What is needed. Print every line of the listing exactly, please.

Material provided.
<<<<

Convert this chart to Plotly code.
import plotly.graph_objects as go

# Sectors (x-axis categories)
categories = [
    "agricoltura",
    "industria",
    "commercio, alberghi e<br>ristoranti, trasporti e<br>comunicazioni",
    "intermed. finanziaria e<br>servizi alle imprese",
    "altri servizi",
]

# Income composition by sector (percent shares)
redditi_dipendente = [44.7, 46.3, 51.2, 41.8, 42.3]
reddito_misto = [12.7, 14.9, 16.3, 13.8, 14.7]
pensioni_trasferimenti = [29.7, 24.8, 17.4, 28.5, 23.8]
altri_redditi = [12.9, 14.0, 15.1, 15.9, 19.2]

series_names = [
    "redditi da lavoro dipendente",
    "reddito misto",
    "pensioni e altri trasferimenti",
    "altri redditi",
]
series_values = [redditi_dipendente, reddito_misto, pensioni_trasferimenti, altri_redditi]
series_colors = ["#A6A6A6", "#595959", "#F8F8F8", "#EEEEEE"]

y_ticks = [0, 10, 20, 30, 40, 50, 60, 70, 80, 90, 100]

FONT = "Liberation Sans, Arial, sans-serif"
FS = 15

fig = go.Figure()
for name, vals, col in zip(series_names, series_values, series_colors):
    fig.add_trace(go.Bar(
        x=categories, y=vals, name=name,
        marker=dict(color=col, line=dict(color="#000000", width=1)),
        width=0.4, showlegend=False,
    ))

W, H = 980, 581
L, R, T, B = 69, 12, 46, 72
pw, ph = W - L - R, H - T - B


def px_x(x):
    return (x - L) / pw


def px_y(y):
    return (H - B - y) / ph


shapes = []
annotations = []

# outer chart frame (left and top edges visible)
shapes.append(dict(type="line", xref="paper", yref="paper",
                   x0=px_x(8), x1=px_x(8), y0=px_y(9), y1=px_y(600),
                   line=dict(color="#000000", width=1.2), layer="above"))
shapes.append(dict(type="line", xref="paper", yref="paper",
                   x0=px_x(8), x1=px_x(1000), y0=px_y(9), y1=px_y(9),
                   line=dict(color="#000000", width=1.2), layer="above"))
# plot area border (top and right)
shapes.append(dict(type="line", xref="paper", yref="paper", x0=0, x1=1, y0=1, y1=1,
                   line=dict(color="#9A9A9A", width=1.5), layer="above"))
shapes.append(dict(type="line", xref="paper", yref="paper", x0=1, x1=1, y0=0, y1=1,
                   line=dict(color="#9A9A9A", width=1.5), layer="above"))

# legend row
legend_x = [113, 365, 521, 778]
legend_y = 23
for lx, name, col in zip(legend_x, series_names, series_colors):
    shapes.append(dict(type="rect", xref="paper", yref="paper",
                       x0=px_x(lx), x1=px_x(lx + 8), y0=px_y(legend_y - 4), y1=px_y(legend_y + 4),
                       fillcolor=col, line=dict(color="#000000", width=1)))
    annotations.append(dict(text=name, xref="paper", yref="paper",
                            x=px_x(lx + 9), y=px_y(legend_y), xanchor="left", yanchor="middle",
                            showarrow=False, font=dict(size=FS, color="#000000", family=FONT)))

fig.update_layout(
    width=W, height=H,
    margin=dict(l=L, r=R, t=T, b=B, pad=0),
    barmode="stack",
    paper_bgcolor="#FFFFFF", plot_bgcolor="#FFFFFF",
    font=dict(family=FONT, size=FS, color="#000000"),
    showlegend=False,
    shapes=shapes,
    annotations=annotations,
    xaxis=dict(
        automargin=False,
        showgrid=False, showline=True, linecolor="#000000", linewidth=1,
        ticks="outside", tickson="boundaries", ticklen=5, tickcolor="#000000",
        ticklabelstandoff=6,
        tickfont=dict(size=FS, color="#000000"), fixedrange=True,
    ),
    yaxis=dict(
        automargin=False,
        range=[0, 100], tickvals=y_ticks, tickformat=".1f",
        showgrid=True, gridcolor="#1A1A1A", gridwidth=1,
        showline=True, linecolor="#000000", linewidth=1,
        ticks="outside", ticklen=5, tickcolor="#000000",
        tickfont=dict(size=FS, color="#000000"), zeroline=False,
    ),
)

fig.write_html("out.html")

>>>>

Reply to the task.
Convert this chart to Plotly code.
import plotly.graph_objects as go

# Sectors (x-axis categories)
categories = [
    "agricoltura",
    "industria",
    "commercio, alberghi e<br>ristoranti, trasporti e<br>comunicazioni",
    "intermed. finanziaria e<br>servizi alle imprese",
    "altri servizi",
]

# Income composition by sector (percent shares)
redditi_dipendente = [44.7, 46.3, 51.2, 41.8, 42.3]
reddito_misto = [12.7, 14.9, 16.3, 13.8, 14.7]
pensioni_trasferimenti = [29.7, 24.8, 17.4, 28.5, 23.8]
altri_redditi = [12.9, 14.0, 15.1, 15.9, 19.2]

series_names = [
    "redditi da lavoro dipendente",
    "reddito misto",
    "pensioni e altri trasferimenti",
    "altri redditi",
]
series_values = [redditi_dipendente, reddito_misto, pensioni_trasferimenti, altri_redditi]
series_colors = ["#A6A6A6", "#595959", "#F8F8F8", "#EEEEEE"]

y_ticks = [0, 10, 20, 30, 40, 50, 60, 70, 80, 90, 100]

FONT = "Liberation Sans, Arial, sans-serif"
FS = 15

fig = go.Figure()
for name, vals, col in zip(series_names, series_values, series_colors):
    fig.add_trace(go.Bar(
        x=categories, y=vals, name=name,
        marker=dict(color=col, line=dict(color="#000000", width=1)),
        width=0.4, showlegend=False,
    ))

W, H = 980, 581
L, R, T, B = 69, 12, 46, 72
pw, ph = W - L - R, H - T - B


def px_x(x):
    return (x - L) / pw


def px_y(y):
    return (H - B - y) / ph


shapes = []
annotations = []

# outer chart frame (left and top edges visible)
shapes.append(dict(type="line", xref="paper", yref="paper",
                   x0=px_x(8), x1=px_x(8), y0=px_y(9), y1=px_y(600),
                   line=dict(color="#000000", width=1.2), layer="above"))
shapes.append(dict(type="line", xref="paper", yref="paper",
                   x0=px_x(8), x1=px_x(1000), y0=px_y(9), y1=px_y(9),
                   line=dict(color="#000000", width=1.2), layer="above"))
# plot area border (top and right)
shapes.append(dict(type="line", xref="paper", yref="paper", x0=0, x1=1, y0=1, y1=1,
                   line=dict(color="#9A9A9A", width=1.5), layer="above"))
shapes.append(dict(type="line", xref="paper", yref="paper", x0=1, x1=1, y0=0, y1=1,
                   line=dict(color="#9A9A9A", width=1.5), layer="above"))

# legend row
legend_x = [113, 365, 521, 778]
legend_y = 23
for lx, name, col in zip(legend_x, series_names, series_colors):
    shapes.append(dict(type="rect", xref="paper", yref="paper",
                       x0=px_x(lx), x1=px_x(lx + 8), y0=px_y(legend_y - 4), y1=px_y(legend_y + 4),
                       fillcolor=col, line=dict(color="#000000", width=1)))
    annotations.append(dict(text=name, xref="paper", yref="paper",
                            x=px_x(lx + 9), y=px_y(legend_y), xanchor="left", yanchor="middle",
                            showarrow=False, font=dict(size=FS, color="#000000", family=FONT)))

fig.update_layout(
    width=W, height=H,
    margin=dict(l=L, r=R, t=T, b=B, pad=0),
    barmode="stack",
    paper_bgcolor="#FFFFFF", plot_bgcolor="#FFFFFF",
    font=dict(family=FONT, size=FS, color="#000000"),
    showlegend=False,
    shapes=shapes,
    annotations=annotations,
    xaxis=dict(
        automargin=False,
        showgrid=False, showline=True, linecolor="#000000", linewidth=1,
        ticks="outside", tickson="boundaries", ticklen=5, tickcolor="#000000",
        ticklabelstandoff=6,
        tickfont=dict(size=FS, color="#000000"), fixedrange=True,
    ),
    yaxis=dict(
        automargin=False,
        range=[0, 100], tickvals=y_ticks, tickformat=".1f",
        showgrid=True, gridcolor="#1A1A1A", gridwidth=1,
        showline=True, linecolor="#000000", linewidth=1,
        ticks="outside", ticklen=5, tickcolor="#000000",
        tickfont=dict(size=FS, color="#000000"), zeroline=False,
    ),
)

fig.write_html("out.html")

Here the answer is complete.